*** Source material ***

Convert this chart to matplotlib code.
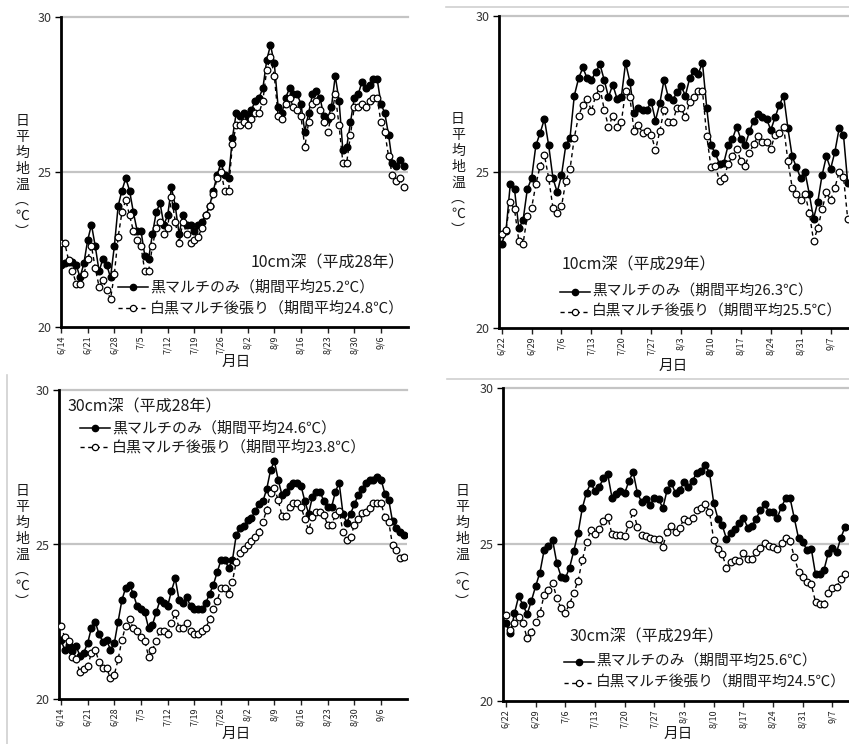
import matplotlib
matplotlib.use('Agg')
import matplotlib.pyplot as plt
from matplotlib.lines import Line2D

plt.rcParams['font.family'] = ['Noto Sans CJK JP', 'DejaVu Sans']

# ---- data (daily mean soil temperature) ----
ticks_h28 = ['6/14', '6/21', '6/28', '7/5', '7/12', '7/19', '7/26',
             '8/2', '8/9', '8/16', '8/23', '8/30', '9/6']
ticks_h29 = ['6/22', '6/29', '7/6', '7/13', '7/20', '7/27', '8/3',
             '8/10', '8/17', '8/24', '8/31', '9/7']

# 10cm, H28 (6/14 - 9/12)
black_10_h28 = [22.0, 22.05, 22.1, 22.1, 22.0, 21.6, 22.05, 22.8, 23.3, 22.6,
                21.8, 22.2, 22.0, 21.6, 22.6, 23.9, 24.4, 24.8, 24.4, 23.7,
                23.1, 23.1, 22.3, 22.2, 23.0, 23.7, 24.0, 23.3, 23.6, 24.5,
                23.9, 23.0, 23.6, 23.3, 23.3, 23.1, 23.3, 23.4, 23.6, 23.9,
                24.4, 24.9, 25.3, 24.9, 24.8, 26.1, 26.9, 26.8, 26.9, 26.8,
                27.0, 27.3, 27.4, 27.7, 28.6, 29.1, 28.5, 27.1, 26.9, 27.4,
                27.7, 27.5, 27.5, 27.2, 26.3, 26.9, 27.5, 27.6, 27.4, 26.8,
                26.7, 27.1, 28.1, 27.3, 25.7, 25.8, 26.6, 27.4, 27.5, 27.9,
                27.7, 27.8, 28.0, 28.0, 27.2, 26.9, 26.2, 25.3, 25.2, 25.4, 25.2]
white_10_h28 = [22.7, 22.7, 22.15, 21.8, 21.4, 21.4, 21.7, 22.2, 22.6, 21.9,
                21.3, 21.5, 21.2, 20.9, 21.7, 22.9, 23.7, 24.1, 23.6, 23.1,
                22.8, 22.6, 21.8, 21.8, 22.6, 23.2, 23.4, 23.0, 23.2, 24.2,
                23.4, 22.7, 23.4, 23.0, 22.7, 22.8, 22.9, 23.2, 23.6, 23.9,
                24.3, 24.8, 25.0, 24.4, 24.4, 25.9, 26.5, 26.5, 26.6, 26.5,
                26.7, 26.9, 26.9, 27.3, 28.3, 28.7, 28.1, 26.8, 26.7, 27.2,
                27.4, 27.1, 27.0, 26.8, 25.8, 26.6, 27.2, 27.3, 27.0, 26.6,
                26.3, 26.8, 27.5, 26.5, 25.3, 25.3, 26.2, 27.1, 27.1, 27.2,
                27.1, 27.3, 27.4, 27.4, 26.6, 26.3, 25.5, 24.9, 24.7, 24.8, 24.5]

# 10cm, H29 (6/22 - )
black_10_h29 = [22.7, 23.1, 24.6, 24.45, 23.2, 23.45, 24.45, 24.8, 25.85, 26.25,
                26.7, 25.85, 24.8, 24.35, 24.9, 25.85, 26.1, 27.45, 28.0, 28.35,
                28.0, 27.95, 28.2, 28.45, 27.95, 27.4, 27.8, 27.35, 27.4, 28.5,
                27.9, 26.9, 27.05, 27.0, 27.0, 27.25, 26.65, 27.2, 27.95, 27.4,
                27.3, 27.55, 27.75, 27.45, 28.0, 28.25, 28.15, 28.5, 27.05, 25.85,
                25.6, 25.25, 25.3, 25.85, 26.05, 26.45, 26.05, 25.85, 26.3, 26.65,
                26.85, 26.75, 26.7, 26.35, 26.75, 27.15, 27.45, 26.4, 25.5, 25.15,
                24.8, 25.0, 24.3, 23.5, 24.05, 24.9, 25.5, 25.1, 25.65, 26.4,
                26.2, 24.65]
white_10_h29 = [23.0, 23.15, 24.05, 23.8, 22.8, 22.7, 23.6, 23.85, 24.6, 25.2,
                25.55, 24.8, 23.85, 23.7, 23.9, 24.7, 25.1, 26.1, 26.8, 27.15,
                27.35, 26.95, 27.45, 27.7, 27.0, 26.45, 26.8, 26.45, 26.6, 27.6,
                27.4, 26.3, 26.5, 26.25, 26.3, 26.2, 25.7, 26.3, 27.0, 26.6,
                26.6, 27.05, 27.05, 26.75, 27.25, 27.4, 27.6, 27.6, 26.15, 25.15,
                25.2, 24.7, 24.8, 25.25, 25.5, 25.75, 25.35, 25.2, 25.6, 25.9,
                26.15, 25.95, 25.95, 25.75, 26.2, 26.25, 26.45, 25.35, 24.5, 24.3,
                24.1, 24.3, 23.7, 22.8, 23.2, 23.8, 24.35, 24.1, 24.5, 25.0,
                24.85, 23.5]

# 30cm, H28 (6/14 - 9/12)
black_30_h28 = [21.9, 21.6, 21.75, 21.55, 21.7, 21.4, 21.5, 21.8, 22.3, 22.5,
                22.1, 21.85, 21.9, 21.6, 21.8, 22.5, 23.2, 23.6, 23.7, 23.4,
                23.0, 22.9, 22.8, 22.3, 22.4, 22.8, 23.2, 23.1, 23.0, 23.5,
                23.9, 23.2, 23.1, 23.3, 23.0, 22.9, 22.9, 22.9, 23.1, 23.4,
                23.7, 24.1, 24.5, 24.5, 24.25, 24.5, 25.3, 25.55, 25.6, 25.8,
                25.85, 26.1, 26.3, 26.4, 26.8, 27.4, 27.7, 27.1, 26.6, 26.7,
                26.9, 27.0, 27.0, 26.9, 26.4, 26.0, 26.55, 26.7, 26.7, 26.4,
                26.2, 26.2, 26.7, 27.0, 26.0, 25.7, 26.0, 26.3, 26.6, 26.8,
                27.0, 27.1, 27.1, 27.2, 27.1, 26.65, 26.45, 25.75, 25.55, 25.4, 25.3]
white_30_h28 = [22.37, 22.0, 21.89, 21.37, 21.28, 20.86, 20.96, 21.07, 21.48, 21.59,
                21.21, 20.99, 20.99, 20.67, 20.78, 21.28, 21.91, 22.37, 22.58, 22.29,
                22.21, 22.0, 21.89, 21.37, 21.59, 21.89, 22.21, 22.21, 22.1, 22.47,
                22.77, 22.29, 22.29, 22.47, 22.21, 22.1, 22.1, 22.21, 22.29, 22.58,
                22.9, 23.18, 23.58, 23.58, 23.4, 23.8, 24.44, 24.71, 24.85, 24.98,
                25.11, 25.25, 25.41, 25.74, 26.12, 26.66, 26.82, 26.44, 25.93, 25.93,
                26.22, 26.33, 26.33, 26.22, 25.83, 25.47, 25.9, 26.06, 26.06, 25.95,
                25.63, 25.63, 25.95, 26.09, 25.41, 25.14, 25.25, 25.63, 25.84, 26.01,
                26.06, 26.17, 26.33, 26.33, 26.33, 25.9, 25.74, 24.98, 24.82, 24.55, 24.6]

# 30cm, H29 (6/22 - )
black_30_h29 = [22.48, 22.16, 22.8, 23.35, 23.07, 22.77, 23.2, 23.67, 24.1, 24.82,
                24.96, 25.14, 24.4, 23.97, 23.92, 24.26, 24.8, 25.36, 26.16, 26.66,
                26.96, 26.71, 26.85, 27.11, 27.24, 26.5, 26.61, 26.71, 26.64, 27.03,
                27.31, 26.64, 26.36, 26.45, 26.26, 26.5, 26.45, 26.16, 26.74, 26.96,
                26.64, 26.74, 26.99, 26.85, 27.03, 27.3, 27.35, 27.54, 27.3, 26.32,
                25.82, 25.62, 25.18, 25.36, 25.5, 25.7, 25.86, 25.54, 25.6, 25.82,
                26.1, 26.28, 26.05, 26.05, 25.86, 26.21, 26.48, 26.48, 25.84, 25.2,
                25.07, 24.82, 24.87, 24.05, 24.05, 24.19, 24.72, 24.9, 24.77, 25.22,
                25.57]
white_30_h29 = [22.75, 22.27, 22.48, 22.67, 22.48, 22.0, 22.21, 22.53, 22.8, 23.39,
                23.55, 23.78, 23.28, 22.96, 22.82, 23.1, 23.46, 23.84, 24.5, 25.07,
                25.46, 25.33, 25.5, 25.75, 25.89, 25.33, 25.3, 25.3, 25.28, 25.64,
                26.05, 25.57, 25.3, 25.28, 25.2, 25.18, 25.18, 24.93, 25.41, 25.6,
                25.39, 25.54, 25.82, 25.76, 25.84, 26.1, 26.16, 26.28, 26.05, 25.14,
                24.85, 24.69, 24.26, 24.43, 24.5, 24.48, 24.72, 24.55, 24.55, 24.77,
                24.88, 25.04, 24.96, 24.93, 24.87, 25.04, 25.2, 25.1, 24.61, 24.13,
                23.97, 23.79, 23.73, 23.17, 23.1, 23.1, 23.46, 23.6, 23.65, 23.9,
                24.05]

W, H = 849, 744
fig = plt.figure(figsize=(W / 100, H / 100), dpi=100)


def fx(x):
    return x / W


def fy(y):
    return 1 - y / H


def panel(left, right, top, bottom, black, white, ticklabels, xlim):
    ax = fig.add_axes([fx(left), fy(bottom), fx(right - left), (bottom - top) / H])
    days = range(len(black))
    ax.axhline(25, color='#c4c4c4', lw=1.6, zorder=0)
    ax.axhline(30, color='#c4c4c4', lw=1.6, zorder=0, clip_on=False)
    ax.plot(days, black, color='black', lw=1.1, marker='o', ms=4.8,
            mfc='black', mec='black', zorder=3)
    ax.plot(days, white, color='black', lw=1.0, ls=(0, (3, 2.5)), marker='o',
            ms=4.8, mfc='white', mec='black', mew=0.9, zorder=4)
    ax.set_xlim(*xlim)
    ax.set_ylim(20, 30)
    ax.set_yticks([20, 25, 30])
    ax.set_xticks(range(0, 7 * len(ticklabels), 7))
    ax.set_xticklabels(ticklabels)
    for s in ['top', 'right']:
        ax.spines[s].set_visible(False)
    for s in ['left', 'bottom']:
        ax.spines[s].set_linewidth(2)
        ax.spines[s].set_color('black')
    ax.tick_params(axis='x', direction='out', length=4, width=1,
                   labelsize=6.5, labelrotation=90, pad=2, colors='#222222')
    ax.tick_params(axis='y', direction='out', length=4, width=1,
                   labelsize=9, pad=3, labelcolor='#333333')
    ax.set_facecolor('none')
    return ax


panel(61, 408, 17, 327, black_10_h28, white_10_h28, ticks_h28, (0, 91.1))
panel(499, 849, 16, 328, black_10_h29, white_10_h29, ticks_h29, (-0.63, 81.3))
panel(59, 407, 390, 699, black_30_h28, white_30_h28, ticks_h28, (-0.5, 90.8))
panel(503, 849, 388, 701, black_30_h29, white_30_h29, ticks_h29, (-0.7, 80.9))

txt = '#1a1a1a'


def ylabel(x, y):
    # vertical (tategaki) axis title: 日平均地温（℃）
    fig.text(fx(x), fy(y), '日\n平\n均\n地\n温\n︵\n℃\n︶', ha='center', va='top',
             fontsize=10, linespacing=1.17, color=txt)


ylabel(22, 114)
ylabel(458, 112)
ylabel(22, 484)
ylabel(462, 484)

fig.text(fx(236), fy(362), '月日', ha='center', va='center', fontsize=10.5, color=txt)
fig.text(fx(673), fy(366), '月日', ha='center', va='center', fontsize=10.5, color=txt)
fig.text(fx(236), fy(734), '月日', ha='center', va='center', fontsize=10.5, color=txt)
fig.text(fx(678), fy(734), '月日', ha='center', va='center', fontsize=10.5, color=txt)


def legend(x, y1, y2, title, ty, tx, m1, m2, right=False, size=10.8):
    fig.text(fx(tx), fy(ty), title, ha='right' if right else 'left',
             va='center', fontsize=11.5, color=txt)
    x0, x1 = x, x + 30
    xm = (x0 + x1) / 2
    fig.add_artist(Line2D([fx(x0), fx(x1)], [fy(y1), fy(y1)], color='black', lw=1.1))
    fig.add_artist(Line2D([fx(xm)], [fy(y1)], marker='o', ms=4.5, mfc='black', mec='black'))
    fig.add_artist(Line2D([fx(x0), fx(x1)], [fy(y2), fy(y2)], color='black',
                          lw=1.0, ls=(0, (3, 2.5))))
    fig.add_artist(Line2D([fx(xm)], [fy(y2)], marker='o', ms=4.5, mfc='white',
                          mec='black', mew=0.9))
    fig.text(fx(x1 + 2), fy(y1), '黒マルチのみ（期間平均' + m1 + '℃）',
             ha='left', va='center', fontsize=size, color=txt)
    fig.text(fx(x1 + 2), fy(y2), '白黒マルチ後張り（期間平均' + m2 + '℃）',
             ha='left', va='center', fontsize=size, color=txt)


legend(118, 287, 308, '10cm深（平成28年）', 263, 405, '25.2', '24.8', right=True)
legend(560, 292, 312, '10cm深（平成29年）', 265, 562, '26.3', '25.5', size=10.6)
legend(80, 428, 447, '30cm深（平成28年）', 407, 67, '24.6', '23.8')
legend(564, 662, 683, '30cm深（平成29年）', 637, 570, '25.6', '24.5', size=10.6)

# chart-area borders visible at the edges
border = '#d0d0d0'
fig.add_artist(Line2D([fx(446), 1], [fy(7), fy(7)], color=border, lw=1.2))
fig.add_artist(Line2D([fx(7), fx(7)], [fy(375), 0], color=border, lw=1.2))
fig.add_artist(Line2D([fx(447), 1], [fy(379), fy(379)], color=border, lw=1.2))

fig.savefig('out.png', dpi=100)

***

What to produce: Your task is to return the lines above, from the first one up to and including the line containing "plt.rcParams['font.family'] = ['Noto", minus any pictures.

Written answer:
Convert this chart to matplotlib code.
import matplotlib
matplotlib.use('Agg')
import matplotlib.pyplot as plt
from matplotlib.lines import Line2D

plt.rcParams['font.family'] = ['Noto Sans CJK JP', 'DejaVu Sans']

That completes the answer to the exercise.